One of Cousins' former coaches once told me he also processes as well as any QB in the league, reacting to what he's seeing and getting the ball out without thinking. That trait probably contributed to high interception totals early in Cousins' career, but he'd learn from those mistakes and improve.
"That's the cool thing about him that you notice out here. You notice when his eyes get to you -- boom! -- it's out," Thielen said. "When you're running a route and all of a sudden he finds you and he puts his eyes on you, it's coming out. And that's a great feeling for a receiver. That's what you want, because you don't want to get too close to a safety, or you don't want the ball to be late, because that's when you get popped."
Again, this is all happening in OTAs. Nobody's getting popped -- not even Cousins when he's diving for the goal line, as he did during a red-zone period Wednesday. There's no pass rush. Frankly, an $84 million QB had better look good in this environment. It'll be a while before Cousins, 29, gets a chance to live up to that monster contract after six seasons (three as the starter) with a Redskins team that always seemed to be in some state of flux and never made him feel he was their guy.
For all the premature debate over whether he's "worth" the money, Cousins does have strong numbers -- 81 touchdown passes vs. 36 interceptions total from 2015 to 2017, and over 4,000 yards each season. Now he's on a Vikings team with one of the NFL's best defenses, a competent O-line and an established group of skill players, including Thielen, Diggs, tight end Kyle Rudolph and running backs Dalvin Cook and Latavius Murray.
"Each play helps build a confidence, helps build a rapport with the receivers, with the tight ends, continue to try to get on the same page with the centers, making the right protection calls," Cousins said Wednesday, speaking at the Vikings' "Team Up to Give Back" event at a local middle school. "It is a lot of new, a lot of chemistry that still has to be built, but every day we're out here, we take another step, and that's exciting to be a part of."
Coach Mike Zimmer echoed Wednesday that everything is still new to Cousins, from his teammates to his coaches to the install of an offensive system that's getting a shakeup under DeFilippo.

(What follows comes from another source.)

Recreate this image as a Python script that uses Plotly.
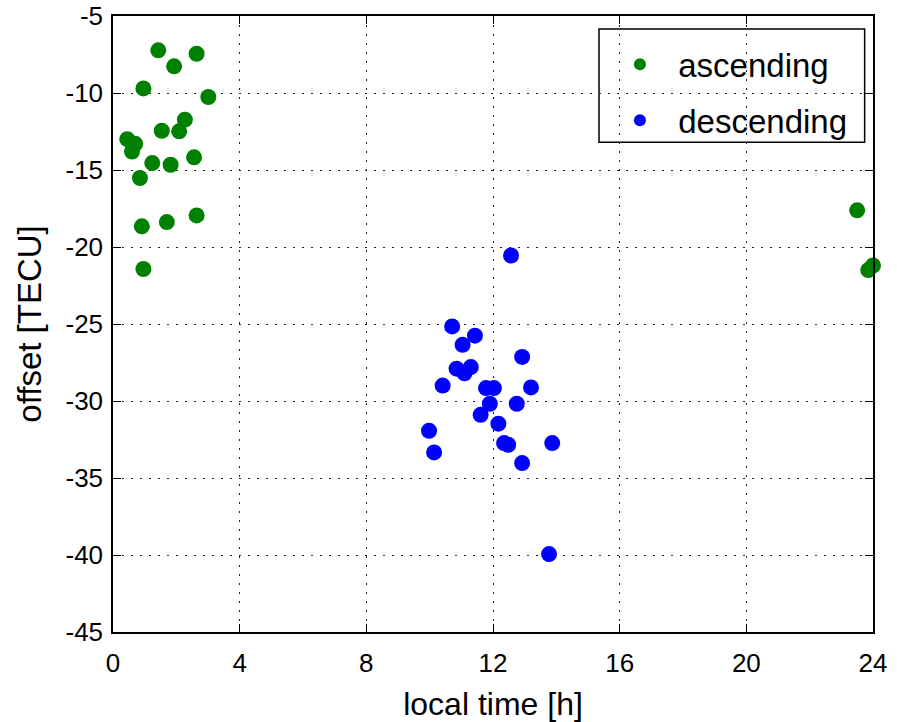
import plotly.graph_objects as go

asc_time = [1.43, 2.64, 1.93, 0.96, 3.01, 2.27, 1.54, 2.09, 0.45, 0.70, 0.60,
            1.24, 1.82, 2.56, 0.85, 2.64, 1.70, 0.91, 0.96, 23.50, 23.85, 24.0]
asc_offset = [-7.23, -7.45, -8.27, -9.70, -10.26, -11.73, -12.45, -12.49, -13.0, -13.3, -13.8,
              -14.55, -14.66, -14.18, -15.52, -17.95, -18.38, -18.66, -21.43, -17.62, -21.5, -21.2]

desc_time = [12.57, 10.71, 11.43, 11.04, 12.92, 10.85, 11.30, 11.10, 10.41, 11.78, 12.03,
             13.20, 11.90, 12.75, 11.61, 12.17, 9.98, 12.35, 12.48, 13.87, 10.14, 12.92, 13.77]
desc_offset = [-20.55, -25.16, -25.76, -26.35, -27.14, -27.9, -27.8, -28.2, -29.0, -29.16, -29.16,
               -29.12, -30.18, -30.18, -30.9, -31.47, -31.93, -32.73, -32.84, -32.73, -33.34, -34.03, -39.94]

x_ticks = [0, 4, 8, 12, 16, 20, 24]
y_ticks = [-5, -10, -15, -20, -25, -30, -35, -40, -45]

FONT = "Liberation Sans, Arial, sans-serif"
NB = "\u00a0\u00a0"

fig = go.Figure()
fig.add_trace(go.Scatter(x=asc_time, y=asc_offset, mode="markers", name=NB + "ascending",
                         legendgroup="a", cliponaxis=False,
                         marker=dict(color="#008000", size=16, line=dict(width=0))))
fig.add_trace(go.Scatter(x=desc_time, y=desc_offset, mode="markers", name=NB + "descending",
                         legendgroup="d", cliponaxis=False,
                         marker=dict(color="#0000FF", size=16, line=dict(width=0))))

axis_common = dict(showline=True, linecolor="black", linewidth=1.5, mirror="ticks",
                   ticks="inside", ticklen=8, tickcolor="black", tickwidth=1.2,
                   showgrid=True, gridcolor="#222222", griddash="2px,7px", gridwidth=1.2,
                   zeroline=False, automargin=False,
                   tickfont=dict(family=FONT, size=26, color="black"))

fig.update_xaxes(range=[0, 24], tickvals=x_ticks, ticktext=[str(v) for v in x_ticks],
                 ticklabelstandoff=7,
                 title=dict(text="local time [h]", font=dict(family=FONT, size=32, color="black"),
                            standoff=18),
                 **axis_common)
fig.update_yaxes(range=[-45, -5], tickvals=y_ticks, ticktext=[str(v) for v in y_ticks],
                 ticklabelstandoff=3,
                 title=dict(text="offset [TECU]", font=dict(family=FONT, size=33, color="black"),
                            standoff=14),
                 **axis_common)

# legend box (paper coordinates)
fig.add_shape(type="rect", xref="paper", yref="paper",
              x0=0.6395, x1=0.989, y0=0.795, y1=0.979,
              line=dict(color="black", width=1.5), fillcolor="white", layer="between")

fig.update_layout(
    width=897, height=722,
    margin=dict(l=113, r=24, t=16, b=90),
    plot_bgcolor="white", paper_bgcolor="white",
    legend=dict(x=0.667, y=0.967, xanchor="left", yanchor="top",
                borderwidth=0, bgcolor="rgba(0,0,0,0)",
                font=dict(family=FONT, size=33, color="black"),
                traceorder="grouped", tracegroupgap=10, itemsizing="constant"),
)

fig.write_html("out.html")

But when I spoke to Zimmer at his foundation's youth football camp a couple of weekends ago, even he used an answer to a question about Cousins establishing himself as a leader to mention his new QB's accuracy and ability to anticipate throws.
"Like a lot of times, leadership -- if you do your job really good, then you become a leader," Zimmer said, "and he's done it very well this spring."
Before the offseason program began, Cousins invited Thielen and Diggs to Atlanta, where Cousins' wife's family lives, for a few days of work, in addition to golf, watching basketball and just getting to know one another. I asked Cousins on Wednesday how much something like that can help, and before he could answer, Diggs -- quietly stationed behind a semi-circle of cameras -- yelled out: "I hope a lot!"
The balls that count won't be thrown for a few months yet. But for a team that has seemingly had someone different throwing it every few weeks for years, what the Vikings have seen so far from Cousins -- and the knowledge that, barring injury, he's the guy for at least the next three seasons -- is certainly encouraging.
"It just kind of gives you a little confidence when you're out there, just to go out there and play football," Thielen said. "You know you have a guy that has a great track record and has done some really great things in this league. So now we're just out here to help him take it to the next level, and hopefully, he can help us take our game to the next level as well.
"It takes a lot of time, though. There's a lot of repetitions that we need still in a short amount of time. But I think that's what's so great about OTAs. You get to come out here, you get to try some different things, and you get to go against the No. 1 defense every day."